GIVEN DATA:
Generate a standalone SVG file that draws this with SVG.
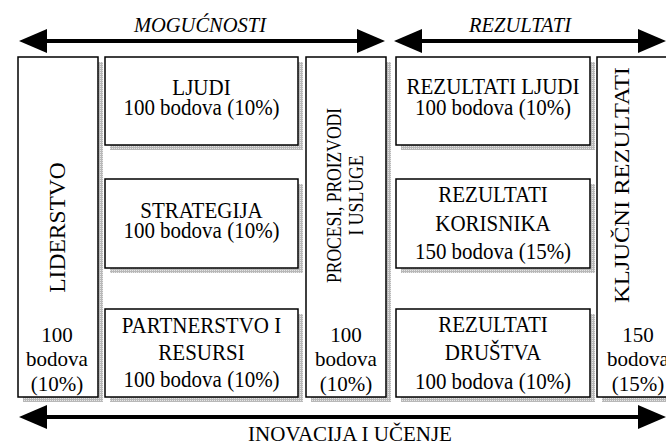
<svg xmlns="http://www.w3.org/2000/svg" width="666" height="441" viewBox="0 0 666 441">
<defs>
<pattern id="dots" width="2" height="2" patternUnits="userSpaceOnUse"><rect width="2" height="2" fill="#b8b8b8"/><rect width="1" height="1" fill="#e6e6e6"/></pattern>
<marker id="ah" viewBox="0 0 28 24" refX="8" refY="12" markerWidth="28" markerHeight="24" markerUnits="userSpaceOnUse" orient="auto-start-reverse"><path d="M0,0 L28,12 L0,24 z" fill="#000"/></marker>
</defs>
<style>
.box{fill:#fff;stroke:#000;stroke-width:1.5}
.sh{fill:url(#dots)}
.t{font-family:"Liberation Serif","Times New Roman",serif;font-size:21px;text-anchor:middle;fill:#000}
.it{font-style:italic;font-size:20.5px}
.arr{stroke:#000;stroke-width:4;fill:none;marker-start:url(#ah);marker-end:url(#ah)}
</style>
<rect width="666" height="441" fill="#fff"/>

<g id="connectors">
<line class="arr" x1="39" y1="41" x2="365" y2="41"/>
<line class="arr" x1="414" y1="41" x2="646" y2="41"/>
<line class="arr" x1="39" y1="417" x2="646" y2="417"/>
<text class="t it" x="200" y="32">MOGUĆNOSTI</text>
<text class="t it" x="520" y="32">REZULTATI</text>
<text class="t" x="350" y="441">INOVACIJA I UČENJE</text>
</g>

<g id="liderstvo">
<rect class="sh" x="23" y="62" width="80" height="340"/>
<rect class="box" x="18" y="57" width="80" height="340"/>
<text class="t" transform="translate(65,227.5) rotate(-90)" style="font-size:23.5px">LIDERSTVO</text>
<text class="t" x="57" y="342">100</text>
<text class="t" x="57" y="366">bodova</text>
<text class="t" x="57" y="391">(10%)</text>
</g>

<g id="ljudi">
<rect class="sh" x="110" y="62" width="193" height="88"/>
<rect class="box" x="105" y="57" width="193" height="88"/>
<text class="t" transform="translate(201.5,95) scale(1,1.12)">LJUDI</text>
<text class="t" transform="translate(201.5,115) scale(1,1.12)">100 bodova (10%)</text>
</g>

<g id="strategija">
<rect class="sh" x="110" y="184" width="193" height="89"/>
<rect class="box" x="105" y="179" width="193" height="89"/>
<text class="t" transform="translate(201.5,218) scale(1,1.12)">STRATEGIJA</text>
<text class="t" transform="translate(201.5,238) scale(1,1.12)">100 bodova (10%)</text>
</g>

<g id="partnerstvo">
<rect class="sh" x="110" y="314" width="193" height="88"/>
<rect class="box" x="105" y="309" width="193" height="88"/>
<text class="t" transform="translate(201.5,333) scale(1,1.12)">PARTNERSTVO I</text>
<text class="t" transform="translate(201.5,360) scale(1,1.12)">RESURSI</text>
<text class="t" transform="translate(201.5,387) scale(1,1.12)">100 bodova (10%)</text>
</g>

<g id="procesi">
<rect class="sh" x="311" y="62" width="80" height="340"/>
<rect class="box" x="306" y="57" width="80" height="340"/>
<text class="t" transform="translate(341,195.5) rotate(-90)" textLength="175" lengthAdjust="spacingAndGlyphs">PROCESI, PROIZVODI</text>
<text class="t" transform="translate(363,195.5) rotate(-90)" textLength="80" lengthAdjust="spacingAndGlyphs">I USLUGE</text>
<text class="t" x="346" y="342">100</text>
<text class="t" x="346" y="366">bodova</text>
<text class="t" x="346" y="391">(10%)</text>
</g>

<g id="rezultati-ljudi">
<rect class="sh" x="401" y="62" width="194" height="88"/>
<rect class="box" x="396" y="57" width="194" height="88"/>
<text class="t" transform="translate(493,94) scale(1,1.12)">REZULTATI LJUDI</text>
<text class="t" transform="translate(493,115) scale(1,1.12)">100 bodova (10%)</text>
</g>

<g id="rezultati-korisnika">
<rect class="sh" x="401" y="184" width="194" height="89"/>
<rect class="box" x="396" y="179" width="194" height="89"/>
<text class="t" transform="translate(493,202) scale(1,1.12)">REZULTATI</text>
<text class="t" transform="translate(493,231) scale(1,1.12)">KORISNIKA</text>
<text class="t" transform="translate(493,259) scale(1,1.12)">150 bodova (15%)</text>
</g>

<g id="rezultati-drustva">
<rect class="sh" x="401" y="314" width="194" height="88"/>
<rect class="box" x="396" y="309" width="194" height="88"/>
<text class="t" transform="translate(493,332) scale(1,1.12)">REZULTATI</text>
<text class="t" transform="translate(493,360) scale(1,1.12)">DRUŠTVA</text>
<text class="t" transform="translate(493,389) scale(1,1.12)">100 bodova (10%)</text>
</g>

<g id="kljucni-rezultati">
<rect class="sh" x="602" y="62" width="90" height="340"/>
<rect class="box" x="597" y="57" width="90" height="340"/>
<text class="t" transform="translate(629,185) rotate(-90)" textLength="236" lengthAdjust="spacingAndGlyphs">KLJUČNI REZULTATI</text>
<text class="t" x="638" y="342">150</text>
<text class="t" x="638" y="366">bodova</text>
<text class="t" x="638" y="391">(15%)</text>
</g>
</svg>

AIM OF THE TASK:
Take the data above and repeat it exactly, leaving each picture out.

SOLUTION TO THIS PROBLEM:
Generate a standalone SVG file that draws this with SVG.
<svg xmlns="http://www.w3.org/2000/svg" width="666" height="441" viewBox="0 0 666 441">
<defs>
<pattern id="dots" width="2" height="2" patternUnits="userSpaceOnUse"><rect width="2" height="2" fill="#b8b8b8"/><rect width="1" height="1" fill="#e6e6e6"/></pattern>
<marker id="ah" viewBox="0 0 28 24" refX="8" refY="12" markerWidth="28" markerHeight="24" markerUnits="userSpaceOnUse" orient="auto-start-reverse"><path d="M0,0 L28,12 L0,24 z" fill="#000"/></marker>
</defs>
<style>
.box{fill:#fff;stroke:#000;stroke-width:1.5}
.sh{fill:url(#dots)}
.t{font-family:"Liberation Serif","Times New Roman",serif;font-size:21px;text-anchor:middle;fill:#000}
.it{font-style:italic;font-size:20.5px}
.arr{stroke:#000;stroke-width:4;fill:none;marker-start:url(#ah);marker-end:url(#ah)}
</style>
<rect width="666" height="441" fill="#fff"/>

<g id="connectors">
<line class="arr" x1="39" y1="41" x2="365" y2="41"/>
<line class="arr" x1="414" y1="41" x2="646" y2="41"/>
<line class="arr" x1="39" y1="417" x2="646" y2="417"/>
<text class="t it" x="200" y="32">MOGUĆNOSTI</text>
<text class="t it" x="520" y="32">REZULTATI</text>
<text class="t" x="350" y="441">INOVACIJA I UČENJE</text>
</g>

<g id="liderstvo">
<rect class="sh" x="23" y="62" width="80" height="340"/>
<rect class="box" x="18" y="57" width="80" height="340"/>
<text class="t" transform="translate(65,227.5) rotate(-90)" style="font-size:23.5px">LIDERSTVO</text>
<text class="t" x="57" y="342">100</text>
<text class="t" x="57" y="366">bodova</text>
<text class="t" x="57" y="391">(10%)</text>
</g>

<g id="ljudi">
<rect class="sh" x="110" y="62" width="193" height="88"/>
<rect class="box" x="105" y="57" width="193" height="88"/>
<text class="t" transform="translate(201.5,95) scale(1,1.12)">LJUDI</text>
<text class="t" transform="translate(201.5,115) scale(1,1.12)">100 bodova (10%)</text>
</g>

<g id="strategija">
<rect class="sh" x="110" y="184" width="193" height="89"/>
<rect class="box" x="105" y="179" width="193" height="89"/>
<text class="t" transform="translate(201.5,218) scale(1,1.12)">STRATEGIJA</text>
<text class="t" transform="translate(201.5,238) scale(1,1.12)">100 bodova (10%)</text>
</g>

<g id="partnerstvo">
<rect class="sh" x="110" y="314" width="193" height="88"/>
<rect class="box" x="105" y="309" width="193" height="88"/>
<text class="t" transform="translate(201.5,333) scale(1,1.12)">PARTNERSTVO I</text>
<text class="t" transform="translate(201.5,360) scale(1,1.12)">RESURSI</text>
<text class="t" transform="translate(201.5,387) scale(1,1.12)">100 bodova (10%)</text>
</g>

<g id="procesi">
<rect class="sh" x="311" y="62" width="80" height="340"/>
<rect class="box" x="306" y="57" width="80" height="340"/>
<text class="t" transform="translate(341,195.5) rotate(-90)" textLength="175" lengthAdjust="spacingAndGlyphs">PROCESI, PROIZVODI</text>
<text class="t" transform="translate(363,195.5) rotate(-90)" textLength="80" lengthAdjust="spacingAndGlyphs">I USLUGE</text>
<text class="t" x="346" y="342">100</text>
<text class="t" x="346" y="366">bodova</text>
<text class="t" x="346" y="391">(10%)</text>
</g>

<g id="rezultati-ljudi">
<rect class="sh" x="401" y="62" width="194" height="88"/>
<rect class="box" x="396" y="57" width="194" height="88"/>
<text class="t" transform="translate(493,94) scale(1,1.12)">REZULTATI LJUDI</text>
<text class="t" transform="translate(493,115) scale(1,1.12)">100 bodova (10%)</text>
</g>

<g id="rezultati-korisnika">
<rect class="sh" x="401" y="184" width="194" height="89"/>
<rect class="box" x="396" y="179" width="194" height="89"/>
<text class="t" transform="translate(493,202) scale(1,1.12)">REZULTATI</text>
<text class="t" transform="translate(493,231) scale(1,1.12)">KORISNIKA</text>
<text class="t" transform="translate(493,259) scale(1,1.12)">150 bodova (15%)</text>
</g>

<g id="rezultati-drustva">
<rect class="sh" x="401" y="314" width="194" height="88"/>
<rect class="box" x="396" y="309" width="194" height="88"/>
<text class="t" transform="translate(493,332) scale(1,1.12)">REZULTATI</text>
<text class="t" transform="translate(493,360) scale(1,1.12)">DRUŠTVA</text>
<text class="t" transform="translate(493,389) scale(1,1.12)">100 bodova (10%)</text>
</g>

<g id="kljucni-rezultati">
<rect class="sh" x="602" y="62" width="90" height="340"/>
<rect class="box" x="597" y="57" width="90" height="340"/>
<text class="t" transform="translate(629,185) rotate(-90)" textLength="236" lengthAdjust="spacingAndGlyphs">KLJUČNI REZULTATI</text>
<text class="t" x="638" y="342">150</text>
<text class="t" x="638" y="366">bodova</text>
<text class="t" x="638" y="391">(15%)</text>
</g>
</svg>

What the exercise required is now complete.